Ghana loses over GH¢5 billion every year through tax exemptions, a reason the Institute of Economic Affairs wants government to pass the tax exemption bill immediately to plug a big hole in the tax system. Already, tax consultants and attorney, Ali-Nakyea and Associates is urging government to take a second look at the tax exemptions regime if it is to rake in more revenue for the state. Government enacted the bill to streamline the exemptions, but it has been languishing in Parliament since 2019.
The IEA is urging Parliament to pass the bill with urgency, to narrow the huge gap in the tax system. Director of Research at IEA, Dr. John Kwakye speaking at IEA’s review of the 2021 Budget said “the political will to pass the bill seems to be lacking. We [IEA] urge Parliament to pass the bill with urgency, to plug a big hole in the tax system. ”The informal sector accounts for nearly 30% of GDP, but a large part remains outside the tax net. Dr. John Kwakye said “we should be taxing businesses that employ at least a few people, like the mechanics, hairdressers, tailors and other artisans, and instead, leave out the small businesses like ‘kayayoos’, ‘kenkey’, ‘waakye’ and ‘ice-water’ sellers who have tiny incomes.”He said Ghana’s tax rate is high but the nation is not accruing enough revenue because of the low efforts in mobilizing tax revenue. “We all know that Ghana’s personal income, corporate income and indirect tax rates are relatively high. Our low revenue effort is not due to the fact that our tax rates are low but it’s rather due to the fact that the government fails to collect a lot of taxes”.

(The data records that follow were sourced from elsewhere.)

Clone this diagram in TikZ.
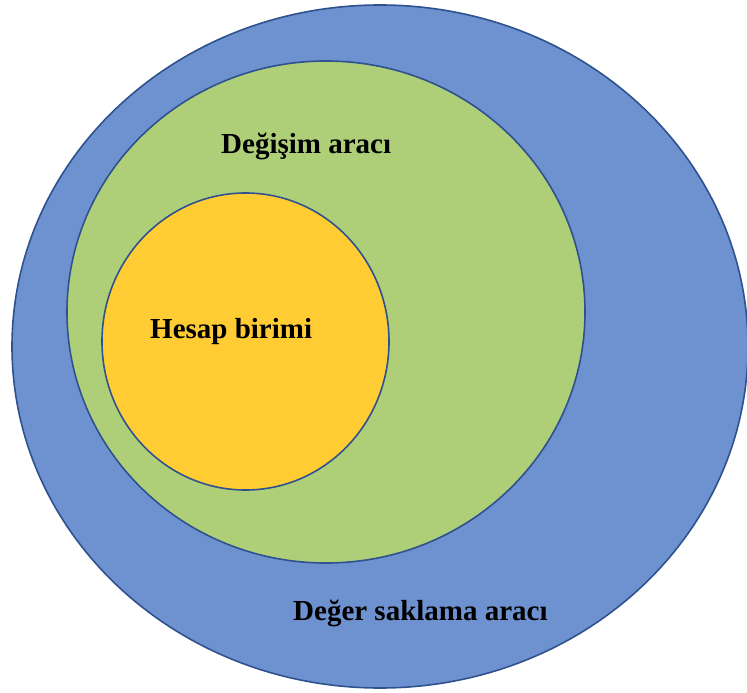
\documentclass[tikz,border=0pt]{standalone}
\usepackage{fontspec}
\setmainfont{Liberation Serif}
\usetikzlibrary{shapes.geometric}
\definecolor{storeblue}{RGB}{110,145,207}
\definecolor{exchgreen}{RGB}{174,207,120}
\definecolor{unityellow}{RGB}{255,204,51}
\definecolor{rimblue}{RGB}{47,82,143}
\tikzset{
  ring/.style={ellipse, draw=rimblue, line width=1.6bp, inner sep=0pt},
  lbl/.style={anchor=base west, inner sep=0pt, font=\bfseries\fontsize{29.1}{31}\selectfont}
}
\begin{document}
\begin{tikzpicture}[x=1bp,y=-1bp]
  \useasboundingbox (0,0) rectangle (747,693);
  % nested functions of money
  \node[ring, fill=storeblue, minimum width=736bp, minimum height=683bp] (store) at (380,346.5) {};
  \node[ring, fill=exchgreen, minimum width=518bp, minimum height=502bp] (exchange) at (326,312) {};
  \node[ring, fill=unityellow, minimum width=287bp, minimum height=297bp] (unit) at (245.5,341.5) {};
  % labels
  \node[lbl] (exchangelbl) at (221,153) {Değişim aracı};
  \node[lbl] (unitlbl) at (150,338) {Hesap birimi};
  \node[lbl] (storelbl) at (293,620) {Değer saklama aracı};
\end{tikzpicture}
\end{document}
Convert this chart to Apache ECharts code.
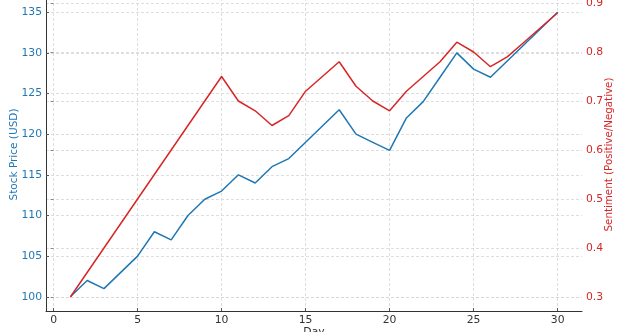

“Ghana has chronically struggled to mobilise enough revenue to fund its expenditure requirements. In the process, we have had to borrow for supplementary funds and this has escalated our debt burden. This situation has to change”, Dr. Kwakye emphasized.
Ghana’s tax revenue to GDP very low compared to Sub Saharan Africa average
Ghana’s tax revenue to Gross Domestic Product was 11.5% in 2020 and is estimated to reach 13.24% in 2024. Yet the average tax revenue to GDP for middle-income countries is over 25%. Ghana’s total revenue to GDP was also14.3% in 2020 and is expected to rise to 16.9% in 2024. The average total revenue/GDP for middle income countries is about 30%. This means that we also fall short here.